Vamos considerá-lo como "vantagem temporária" para os terminais APM.
Mas ter uma frota e terminais não é suficiente para se
tornar um líder em logística integrada e cadeias de abastecimento.
Esse facto, deixa as operações da parte logística terrestre da
Cosco e Maersk como motivo de preocupação e no ponto zero de competição entre
os dois gigantes. Ambas as operações podem, em princípio, entregar tudo, mas sem
a mesma escala global comparada à da sua operadora. Ambos teriam que crescer
através de aquisições, porque o crescimento orgânico seria demasiado lento na implementação
global de um fornecedor da cadeia de abastecimento. Comprar uma empresa como a Expeditors
poderia fornecer a vantagem inicial. Tanto a Cosco quanto a Maersk enfrentarão
uma concorrência feroz por parte de outros players
estabelecidos e muito maiores, bem como competidores menores, altamente
fragmentados, que mantenham relações duradouras estabelecidas com os seus
clientes.
A vantagem em fornecer serviços de logística e uma cadeia de
abastecimentos de porta a porta baseia-se na rede física de activos altamente
automatizados, compreensão detalhada das necessidades dos clientes, de origem ao
destino, maior eficiência de toda a rede, visibilidade da cadeia total e a
digitalização completa dos processos de negócios. Não obstante a prevalência de
papel, ou de meios não digitais, em muitas operações de origem ao destino, a
abordagem de ambas as empresas à digitalização tem sido aquém do desejável, embora
ambos possuam a base de tecnologia da informação para a construir. Ambas as
empresas fornecem recursos físicos de rastreamento e acompanhamento, embora a
Maersk tenha uma leve vantagem aqui com o recurso à gestão remota de contentor
disponível na última geração dos seus contentores refrigerados. Ambos são
capazes de modelar, projectar e executar fluxos de cadeia de fornecimento de
ponta a ponta, embora com ferramentas de terceiros. Por último, mas não menos
importante, ambas as empresas lançaram iniciativas em torno do blockchain e da inteligência artificial –
ingredientes-chave do sucesso em operações de cadeia de fornecimento de desempenho
superior.

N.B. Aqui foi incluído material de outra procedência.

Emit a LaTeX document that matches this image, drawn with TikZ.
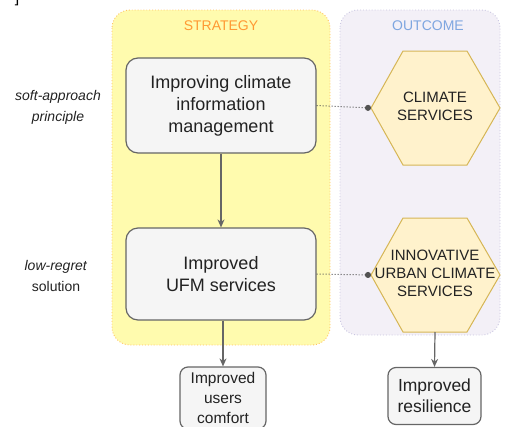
\documentclass[tikz,border=0pt]{standalone}
\usepackage{fontspec}
\setmainfont{Liberation Sans}
\usetikzlibrary{arrows.meta}
\definecolor{yelfill}{HTML}{FFFBAE}
\definecolor{yeldraw}{HTML}{FFC266}
\definecolor{purfill}{HTML}{F3F0F7}
\definecolor{purdraw}{HTML}{C8C4E0}
\definecolor{boxfill}{HTML}{F5F5F5}
\definecolor{boxdraw}{HTML}{666666}
\definecolor{hexfill}{HTML}{FFF2CC}
\definecolor{hexdraw}{HTML}{D6B656}
\definecolor{strat}{HTML}{FF9933}
\definecolor{outc}{HTML}{7EA6E0}
\definecolor{txt}{HTML}{222222}
\tikzset{
  container/.style={rounded corners=18pt, dotted, line width=0.9pt},
  mainbox/.style={draw=boxdraw, fill=boxfill, line width=1.2pt, rounded corners=12pt, align=center, text=txt, inner sep=0pt},
  smallbox/.style={draw=boxdraw, fill=boxfill, line width=1.2pt, rounded corners=8pt, align=center, text=txt, inner sep=0pt},
  hexa/.style={draw=hexdraw, fill=hexfill, line width=1pt},
  hextext/.style={align=center, text=txt, font=\fontsize{15}{18}\selectfont},
  arr/.style={draw=boxdraw, line width=1.2pt, -{Stealth[length=8pt,width=7pt]}},
  dotcon/.style={draw=boxdraw!80!black, line width=1pt, dotted, -{Circle[length=6pt]}},
  lbl/.style={align=center, text=txt, font=\fontsize{14}{21}\selectfont},
}
\begin{document}
\begin{tikzpicture}[x=1pt,y=-1pt]
\useasboundingbox (0,0) rectangle (506,426);
% stray bracket fragment
\node[text=black, font=\fontsize{16}{16}\selectfont, anchor=south] (brk) at (17,9) {]};
% containers
\draw[container, draw=yeldraw, fill=yelfill] (112,10) rectangle (330,345);
\draw[container, draw=purdraw, fill=purfill] (340,10) rectangle (500,335);
\node[text=strat, font=\fontsize{14}{14}\selectfont] (strategy) at (221,26) {STRATEGY};
\node[text=outc, font=\fontsize{14}{14}\selectfont] (outcome) at (428,26) {OUTCOME};
% strategy boxes
\node[mainbox, minimum width=190pt, minimum height=95pt, font=\fontsize{18}{22}\selectfont] (b1) at (221,105.5) {Improving climate\\information\\management};
\node[mainbox, minimum width=190pt, minimum height=92pt, font=\fontsize{18}{22}\selectfont] (b2) at (221,274) {Improved\\UFM services};
\draw[arr] (b1.south) -- (b2.north);
% hexagons
\draw[hexa] (371,108) coordinate (h1l) -- (403,51) -- (467,51) -- (500,108) -- (467,165) -- (403,165) -- cycle;
\coordinate (h1b) at (435,165);
\node[hextext] (h1) at (435,106) {CLIMATE\\SERVICES};
\draw[hexa] (371,275) coordinate (h2l) -- (403,218) -- (467,218) -- (500,275) -- (467,332) -- (403,332) -- cycle;
\coordinate (h2b) at (435,332);
\node[hextext] (h2) at (435,273) {INNOVATIVE\\URBAN CLIMATE\\SERVICES};
% dotted connectors
\draw[dotcon] (b1.east) -- (h1l);
\draw[dotcon] (b2.east) -- (h2l);
% bottom boxes
\node[smallbox, minimum width=86pt, minimum height=62pt, font=\fontsize{15.5}{20}\selectfont] (c1) at (223,398) {Improved\\users\\comfort};
\node[smallbox, minimum width=93pt, minimum height=57pt, font=\fontsize{17.5}{21}\selectfont] (c2) at (434.5,396) {Improved\\resilience};
\draw[arr] (b2.south -| c1.north) -- (c1.north);
\draw[arr] (h2b) -- (c2.north);
% left labels
\node[lbl] (l1) at (58,107) {\textit{soft-approach}\\\textit{principle}};
\node[lbl] (l2) at (56,276) {\textit{low-regret}\\solution};
\end{tikzpicture}
\end{document}
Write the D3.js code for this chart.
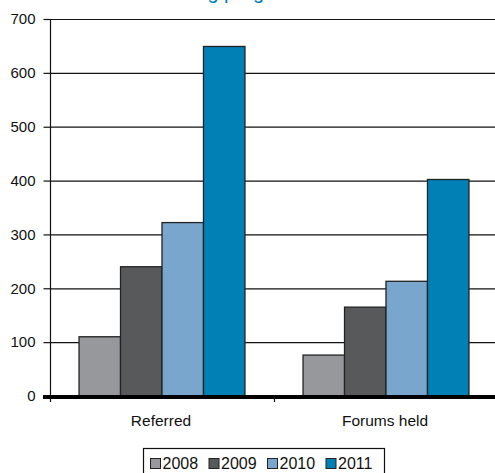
<!DOCTYPE html>
<html>
<head>
<meta charset="utf-8">
<script src="https://cdn.jsdelivr.net/npm/d3@7"></script>
<style>
body { margin: 0; background: #fff; }
svg { display: block; font-family: "Liberation Sans", Arial, sans-serif; }
</style>
</head>
<body>
<div id="graph"><svg id="chartSVG" width="495" height="473"></svg></div>
<script>
// data
const categories = ["Referred", "Forums held"];
const years = ["2008", "2009", "2010", "2011"];
const referred = [110, 240, 322, 649];
const forums = [76, 165, 213, 402];
const yTicks = [0, 100, 200, 300, 400, 500, 600, 700];
const colors = ["#97989c", "#58595b", "#78a6cc", "#0080b5"];

const series = [referred, forums];

let svg = d3.select("#graph").select("#chartSVG");

const plotLeft = 50, plotRight = 498, plotTop = 19, plotBottom = 396;

// title, mostly cut off by the top edge (as in the source picture)
svg.append("text")
    .text("Mentoring programme")
    .attr("x", 228)
    .attr("y", -1)
    .attr("text-anchor", "middle")
    .style("font-size", "20px")
    .style("fill", "#0080b5");

let xScale = d3.scaleBand()
    .domain(categories)
    .range([plotLeft, plotRight]);
let yScale = d3.scaleLinear()
    .domain([0, 700])
    .range([plotBottom, plotTop]);
let innerScale = d3.scaleBand()
    .domain(years)
    .range([0, xScale.bandwidth()])
    .paddingOuter(0.7)
    .paddingInner(0);

// gridlines
svg.append("g")
    .selectAll("line")
    .data(yTicks.filter(d => d > 0))
    .enter()
    .append("line")
    .attr("x1", plotLeft)
    .attr("x2", 495)
    .attr("y1", d => yScale(d) + 0.5)
    .attr("y2", d => yScale(d) + 0.5)
    .style("stroke", "#111")
    .style("stroke-width", 1.2);

// y axis
let yAxis = d3.axisLeft(yScale).tickValues(yTicks).tickSize(7).tickPadding(8);
let gy = svg.append("g").attr("transform", "translate(" + (plotLeft + 0.5) + ",0)").call(yAxis);
gy.select(".domain").remove();
gy.selectAll("line").style("stroke", "#111").style("stroke-width", 1.2);
gy.selectAll("text").style("font-size", "15px").style("fill", "#111");
svg.append("line")
    .attr("x1", plotLeft + 0.5).attr("x2", plotLeft + 0.5)
    .attr("y1", plotTop).attr("y2", plotBottom + 6)
    .style("stroke", "#111").style("stroke-width", 1.2);

// bars
svg.append("g")
    .selectAll("g")
    .data(series)
    .enter()
    .append("g")
    .attr("transform", (d, i) => "translate(" + xScale(categories[i]) + ",0)")
    .selectAll("rect")
    .data(d => d)
    .enter()
    .append("rect")
    .attr("x", (d, i) => innerScale(years[i]))
    .attr("y", d => yScale(d))
    .attr("width", innerScale.bandwidth())
    .attr("height", d => plotBottom - yScale(d))
    .style("fill", (d, i) => colors[i])
    .style("stroke", "#222")
    .style("stroke-width", 1.3);

// zero line and x axis
svg.append("line")
    .attr("x1", plotLeft - 7).attr("x2", 495)
    .attr("y1", plotBottom + 1).attr("y2", plotBottom + 1)
    .style("stroke", "#000").style("stroke-width", 4);
svg.append("line")
    .attr("x1", xScale(categories[1]) + 0.5).attr("x2", xScale(categories[1]) + 0.5)
    .attr("y1", plotBottom).attr("y2", plotBottom + 6)
    .style("stroke", "#111").style("stroke-width", 1.2);

svg.append("g")
    .selectAll("text")
    .data(categories)
    .enter()
    .append("text")
    .text(d => d)
    .attr("x", d => xScale(d) + xScale.bandwidth() / 2 - 1)
    .attr("y", 426)
    .attr("text-anchor", "middle")
    .style("font-size", "15.5px")
    .style("fill", "#111");

// legend
let legend = svg.append("g").attr("transform", "translate(143,448)");
legend.append("rect")
    .attr("x", 0.5).attr("y", 0.5)
    .attr("width", 241).attr("height", 30)
    .style("fill", "#fff").style("stroke", "#111").style("stroke-width", 1.2);
let item = legend.selectAll(".item")
    .data(years)
    .enter()
    .append("g")
    .attr("transform", (d, i) => "translate(" + (7 + i * 58.5) + ",0)");
item.append("rect")
    .attr("x", 0.5).attr("y", 10.5)
    .attr("width", 10).attr("height", 10)
    .style("fill", (d, i) => colors[i])
    .style("stroke", "#222").style("stroke-width", 1);
item.append("text")
    .text(d => d)
    .attr("x", 12.5).attr("y", 21)
    .style("font-size", "16px")
    .style("fill", "#111");
</script>
</body>
</html>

Também, ambos oferecem aos clientes plataformas digitais que permitem
a reserva e o pagamento de todos os conjuntos de serviços de frete, embora
outros concorrentes estejam mais à frente na digitalização dos processos da
última milha e do ponto de entrega. Poderemos imaginar uma aquisição para o
preenchimento de lacunas por parte de qualquer das empresas. Haverá, por aí, algumas
tecnológicas inovadoras para o efeito.
Se considerarmos que tudo está igual, a diferenciação terá
que vir da dimensão e alcance da organização. Isso só pode ser alcançado pela
aquisição, idealmente de um grande player
já estabelecido. Se a Cosco é o avatar da estratégia de investimento do governo
chinês nas ligações de logística global dominantes, então a Cosco estará numa
posição muito mais flexível para avançar, rapidamente, na busca de metas
promissoras. Sim, haverá confrontos e dores de integrações culturais, mas não
maiores do que os enfrentados pela Maersk, que cresce, exactamente, da mesma forma.
Com base no facto de que a Cosco tem essa flexibilidade no financiamento da sua
expansão global, arrisca-se dizer que a Cosco, e não a Maersk, pode ser o único
a vencer no jogo da logística integrada porta-a-porta global.